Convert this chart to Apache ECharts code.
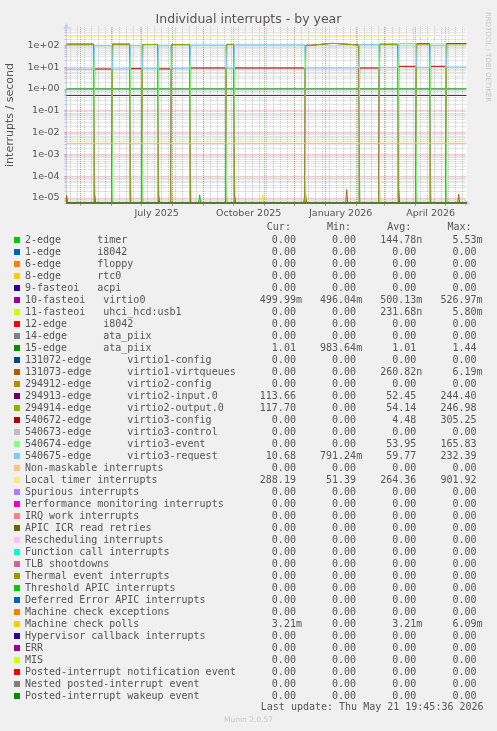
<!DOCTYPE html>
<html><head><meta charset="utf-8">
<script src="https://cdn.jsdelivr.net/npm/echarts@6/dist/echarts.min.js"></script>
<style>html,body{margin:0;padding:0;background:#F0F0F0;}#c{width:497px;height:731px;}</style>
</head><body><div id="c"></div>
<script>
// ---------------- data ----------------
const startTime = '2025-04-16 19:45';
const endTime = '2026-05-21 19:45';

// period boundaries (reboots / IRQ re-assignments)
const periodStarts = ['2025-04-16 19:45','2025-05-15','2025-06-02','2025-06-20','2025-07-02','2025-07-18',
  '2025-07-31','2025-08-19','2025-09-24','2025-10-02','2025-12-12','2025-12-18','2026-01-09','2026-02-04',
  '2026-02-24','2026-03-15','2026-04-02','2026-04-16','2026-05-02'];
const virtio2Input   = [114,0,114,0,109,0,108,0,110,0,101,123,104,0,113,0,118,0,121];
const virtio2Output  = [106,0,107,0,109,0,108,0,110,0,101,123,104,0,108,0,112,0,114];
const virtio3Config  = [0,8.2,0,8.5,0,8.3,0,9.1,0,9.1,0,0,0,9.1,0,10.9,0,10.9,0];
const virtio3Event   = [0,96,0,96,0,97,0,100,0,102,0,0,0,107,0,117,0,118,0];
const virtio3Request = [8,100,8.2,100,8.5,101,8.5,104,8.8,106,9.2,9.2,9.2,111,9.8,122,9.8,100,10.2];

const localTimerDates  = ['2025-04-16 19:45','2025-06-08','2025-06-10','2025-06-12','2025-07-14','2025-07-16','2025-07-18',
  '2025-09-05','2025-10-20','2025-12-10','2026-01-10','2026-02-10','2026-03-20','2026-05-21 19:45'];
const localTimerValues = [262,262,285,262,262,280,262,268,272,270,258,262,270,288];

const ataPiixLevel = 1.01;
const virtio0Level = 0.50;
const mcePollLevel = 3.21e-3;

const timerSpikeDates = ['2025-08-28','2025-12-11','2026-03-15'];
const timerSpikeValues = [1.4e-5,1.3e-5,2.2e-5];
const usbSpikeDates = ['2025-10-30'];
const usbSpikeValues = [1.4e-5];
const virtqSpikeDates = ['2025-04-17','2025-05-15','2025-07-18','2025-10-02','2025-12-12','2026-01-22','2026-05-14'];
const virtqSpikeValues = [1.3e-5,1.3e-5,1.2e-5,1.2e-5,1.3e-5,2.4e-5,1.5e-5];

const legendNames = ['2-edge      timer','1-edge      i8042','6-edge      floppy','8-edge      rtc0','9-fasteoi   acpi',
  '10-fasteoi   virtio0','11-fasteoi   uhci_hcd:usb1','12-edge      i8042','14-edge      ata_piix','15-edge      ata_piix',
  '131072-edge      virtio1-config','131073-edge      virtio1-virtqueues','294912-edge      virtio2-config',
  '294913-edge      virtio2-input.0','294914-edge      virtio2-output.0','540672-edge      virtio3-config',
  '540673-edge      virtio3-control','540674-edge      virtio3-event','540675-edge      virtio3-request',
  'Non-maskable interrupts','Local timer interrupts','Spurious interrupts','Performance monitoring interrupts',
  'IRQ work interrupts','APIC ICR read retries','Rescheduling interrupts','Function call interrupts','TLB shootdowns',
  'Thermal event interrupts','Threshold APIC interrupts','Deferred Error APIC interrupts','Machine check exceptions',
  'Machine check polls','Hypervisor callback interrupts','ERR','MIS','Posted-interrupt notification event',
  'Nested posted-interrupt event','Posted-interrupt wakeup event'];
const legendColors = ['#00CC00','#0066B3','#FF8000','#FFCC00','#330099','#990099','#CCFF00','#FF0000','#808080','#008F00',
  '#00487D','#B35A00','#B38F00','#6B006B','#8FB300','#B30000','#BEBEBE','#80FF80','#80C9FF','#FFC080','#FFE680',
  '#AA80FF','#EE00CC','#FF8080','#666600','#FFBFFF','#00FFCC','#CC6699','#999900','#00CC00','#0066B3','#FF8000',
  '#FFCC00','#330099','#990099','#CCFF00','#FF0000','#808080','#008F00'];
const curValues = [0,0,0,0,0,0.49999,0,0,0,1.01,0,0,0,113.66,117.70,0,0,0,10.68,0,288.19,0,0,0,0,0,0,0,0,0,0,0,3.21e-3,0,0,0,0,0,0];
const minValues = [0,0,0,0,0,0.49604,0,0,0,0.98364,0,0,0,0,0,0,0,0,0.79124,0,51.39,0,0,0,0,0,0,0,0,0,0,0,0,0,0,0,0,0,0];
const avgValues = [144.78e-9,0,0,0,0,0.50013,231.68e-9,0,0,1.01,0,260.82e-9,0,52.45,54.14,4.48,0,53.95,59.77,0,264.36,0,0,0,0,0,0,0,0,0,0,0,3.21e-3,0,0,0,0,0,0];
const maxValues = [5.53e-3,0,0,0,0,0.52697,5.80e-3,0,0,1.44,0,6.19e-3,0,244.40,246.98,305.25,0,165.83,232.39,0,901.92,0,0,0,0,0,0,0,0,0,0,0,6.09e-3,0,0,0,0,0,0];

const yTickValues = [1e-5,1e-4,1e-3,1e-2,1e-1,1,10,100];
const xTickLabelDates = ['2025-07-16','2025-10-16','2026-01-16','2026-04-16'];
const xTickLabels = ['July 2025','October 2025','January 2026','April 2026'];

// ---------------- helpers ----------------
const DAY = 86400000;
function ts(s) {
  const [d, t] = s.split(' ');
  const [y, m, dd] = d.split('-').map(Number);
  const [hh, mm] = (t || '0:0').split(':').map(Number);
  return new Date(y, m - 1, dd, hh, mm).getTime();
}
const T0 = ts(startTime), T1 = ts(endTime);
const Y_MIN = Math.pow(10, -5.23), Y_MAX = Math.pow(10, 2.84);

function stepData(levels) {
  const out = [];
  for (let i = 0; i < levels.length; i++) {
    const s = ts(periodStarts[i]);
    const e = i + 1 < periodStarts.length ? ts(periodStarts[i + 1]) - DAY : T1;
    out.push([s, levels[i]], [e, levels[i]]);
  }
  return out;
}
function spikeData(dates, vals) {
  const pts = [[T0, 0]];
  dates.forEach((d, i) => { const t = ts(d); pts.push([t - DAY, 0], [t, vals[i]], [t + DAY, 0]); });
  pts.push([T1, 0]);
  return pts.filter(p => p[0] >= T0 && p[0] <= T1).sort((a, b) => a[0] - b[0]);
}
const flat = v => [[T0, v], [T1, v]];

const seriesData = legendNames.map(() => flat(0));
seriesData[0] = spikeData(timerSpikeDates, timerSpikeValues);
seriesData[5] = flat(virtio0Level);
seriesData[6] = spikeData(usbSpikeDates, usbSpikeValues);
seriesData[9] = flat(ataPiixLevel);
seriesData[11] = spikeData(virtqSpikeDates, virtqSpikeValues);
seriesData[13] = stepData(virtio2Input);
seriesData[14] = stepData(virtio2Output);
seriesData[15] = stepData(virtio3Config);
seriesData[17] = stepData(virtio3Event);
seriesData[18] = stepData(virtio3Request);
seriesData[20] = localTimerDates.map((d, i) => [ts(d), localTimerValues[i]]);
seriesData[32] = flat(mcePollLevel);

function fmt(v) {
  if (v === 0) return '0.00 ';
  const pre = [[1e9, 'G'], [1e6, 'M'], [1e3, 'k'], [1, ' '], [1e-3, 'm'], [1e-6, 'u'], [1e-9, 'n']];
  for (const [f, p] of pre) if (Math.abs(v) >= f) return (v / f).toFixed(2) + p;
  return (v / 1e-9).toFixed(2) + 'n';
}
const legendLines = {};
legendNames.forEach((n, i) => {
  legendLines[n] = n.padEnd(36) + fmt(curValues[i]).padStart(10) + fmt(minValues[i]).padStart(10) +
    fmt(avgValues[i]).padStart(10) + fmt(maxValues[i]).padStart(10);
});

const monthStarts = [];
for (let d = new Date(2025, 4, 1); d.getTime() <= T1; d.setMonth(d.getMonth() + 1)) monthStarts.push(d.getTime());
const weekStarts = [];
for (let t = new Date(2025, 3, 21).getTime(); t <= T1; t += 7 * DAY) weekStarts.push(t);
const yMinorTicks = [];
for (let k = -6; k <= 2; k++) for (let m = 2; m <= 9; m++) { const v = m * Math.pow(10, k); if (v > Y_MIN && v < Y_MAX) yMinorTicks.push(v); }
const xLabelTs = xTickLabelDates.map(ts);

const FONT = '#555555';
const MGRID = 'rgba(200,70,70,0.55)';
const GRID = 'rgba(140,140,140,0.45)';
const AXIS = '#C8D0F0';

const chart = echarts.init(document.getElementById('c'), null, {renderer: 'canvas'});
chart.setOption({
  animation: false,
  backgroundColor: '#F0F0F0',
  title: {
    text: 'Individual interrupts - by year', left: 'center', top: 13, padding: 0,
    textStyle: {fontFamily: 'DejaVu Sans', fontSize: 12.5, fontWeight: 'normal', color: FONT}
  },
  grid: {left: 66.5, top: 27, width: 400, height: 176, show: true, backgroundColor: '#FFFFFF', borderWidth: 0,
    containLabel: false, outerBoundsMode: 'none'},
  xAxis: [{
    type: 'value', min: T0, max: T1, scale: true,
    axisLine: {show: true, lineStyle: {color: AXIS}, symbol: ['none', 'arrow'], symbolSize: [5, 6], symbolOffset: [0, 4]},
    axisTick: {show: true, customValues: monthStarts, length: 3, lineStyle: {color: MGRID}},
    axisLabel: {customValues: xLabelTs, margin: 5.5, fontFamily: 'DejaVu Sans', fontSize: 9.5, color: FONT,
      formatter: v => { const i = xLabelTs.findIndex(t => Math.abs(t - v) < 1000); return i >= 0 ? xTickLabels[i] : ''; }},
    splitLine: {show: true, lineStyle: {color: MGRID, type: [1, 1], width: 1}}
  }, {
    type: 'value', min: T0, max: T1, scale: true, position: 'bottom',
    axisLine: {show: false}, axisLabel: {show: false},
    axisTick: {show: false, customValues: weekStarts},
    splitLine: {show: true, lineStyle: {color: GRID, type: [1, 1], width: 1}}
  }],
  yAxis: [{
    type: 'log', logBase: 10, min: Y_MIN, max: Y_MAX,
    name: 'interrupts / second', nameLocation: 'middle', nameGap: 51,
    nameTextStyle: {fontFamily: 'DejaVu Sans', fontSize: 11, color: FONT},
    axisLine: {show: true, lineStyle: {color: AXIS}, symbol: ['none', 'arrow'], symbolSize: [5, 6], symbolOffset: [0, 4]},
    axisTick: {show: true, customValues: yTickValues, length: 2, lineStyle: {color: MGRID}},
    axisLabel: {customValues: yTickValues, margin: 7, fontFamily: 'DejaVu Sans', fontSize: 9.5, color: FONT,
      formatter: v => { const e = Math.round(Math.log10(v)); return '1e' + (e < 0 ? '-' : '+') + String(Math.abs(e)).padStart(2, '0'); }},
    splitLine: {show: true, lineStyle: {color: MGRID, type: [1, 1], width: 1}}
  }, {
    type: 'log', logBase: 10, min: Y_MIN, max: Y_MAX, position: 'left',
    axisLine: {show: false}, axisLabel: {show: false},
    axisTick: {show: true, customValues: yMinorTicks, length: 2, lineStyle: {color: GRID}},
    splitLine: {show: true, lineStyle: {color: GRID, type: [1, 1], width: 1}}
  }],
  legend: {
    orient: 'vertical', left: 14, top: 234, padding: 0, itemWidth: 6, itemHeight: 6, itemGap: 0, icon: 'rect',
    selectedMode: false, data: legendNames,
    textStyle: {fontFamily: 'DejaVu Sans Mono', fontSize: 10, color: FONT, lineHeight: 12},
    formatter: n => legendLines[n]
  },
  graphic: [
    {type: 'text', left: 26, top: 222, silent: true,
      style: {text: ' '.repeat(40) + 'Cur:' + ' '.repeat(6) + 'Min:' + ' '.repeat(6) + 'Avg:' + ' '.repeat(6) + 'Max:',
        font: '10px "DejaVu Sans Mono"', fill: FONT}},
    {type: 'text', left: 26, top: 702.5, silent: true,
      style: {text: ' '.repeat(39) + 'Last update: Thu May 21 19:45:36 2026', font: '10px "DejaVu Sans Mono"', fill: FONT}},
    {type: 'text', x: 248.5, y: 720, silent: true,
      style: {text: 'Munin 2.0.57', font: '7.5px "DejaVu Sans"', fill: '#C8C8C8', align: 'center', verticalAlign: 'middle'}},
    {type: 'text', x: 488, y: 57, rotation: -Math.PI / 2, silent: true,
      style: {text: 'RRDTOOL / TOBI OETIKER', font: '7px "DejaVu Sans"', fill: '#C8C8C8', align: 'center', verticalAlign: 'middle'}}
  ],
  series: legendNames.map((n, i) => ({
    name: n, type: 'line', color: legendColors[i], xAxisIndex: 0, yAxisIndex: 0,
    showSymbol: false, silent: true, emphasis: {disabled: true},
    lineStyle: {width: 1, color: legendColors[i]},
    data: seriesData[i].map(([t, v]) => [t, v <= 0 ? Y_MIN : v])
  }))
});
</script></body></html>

...

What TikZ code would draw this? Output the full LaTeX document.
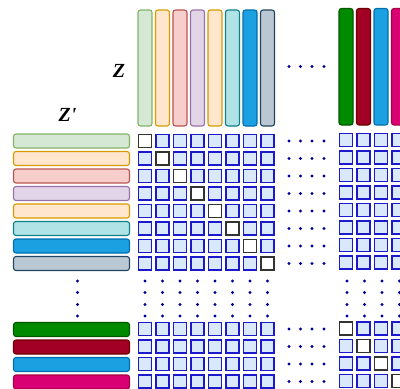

## [WHAT THIS TASK INVOLVES]
Check each line above for the string "code" and show the ones that have it.

## [ANSWER IN FULL]
Convert this chart to Apache ECharts code.
What TikZ code would draw this? Output the full LaTeX document.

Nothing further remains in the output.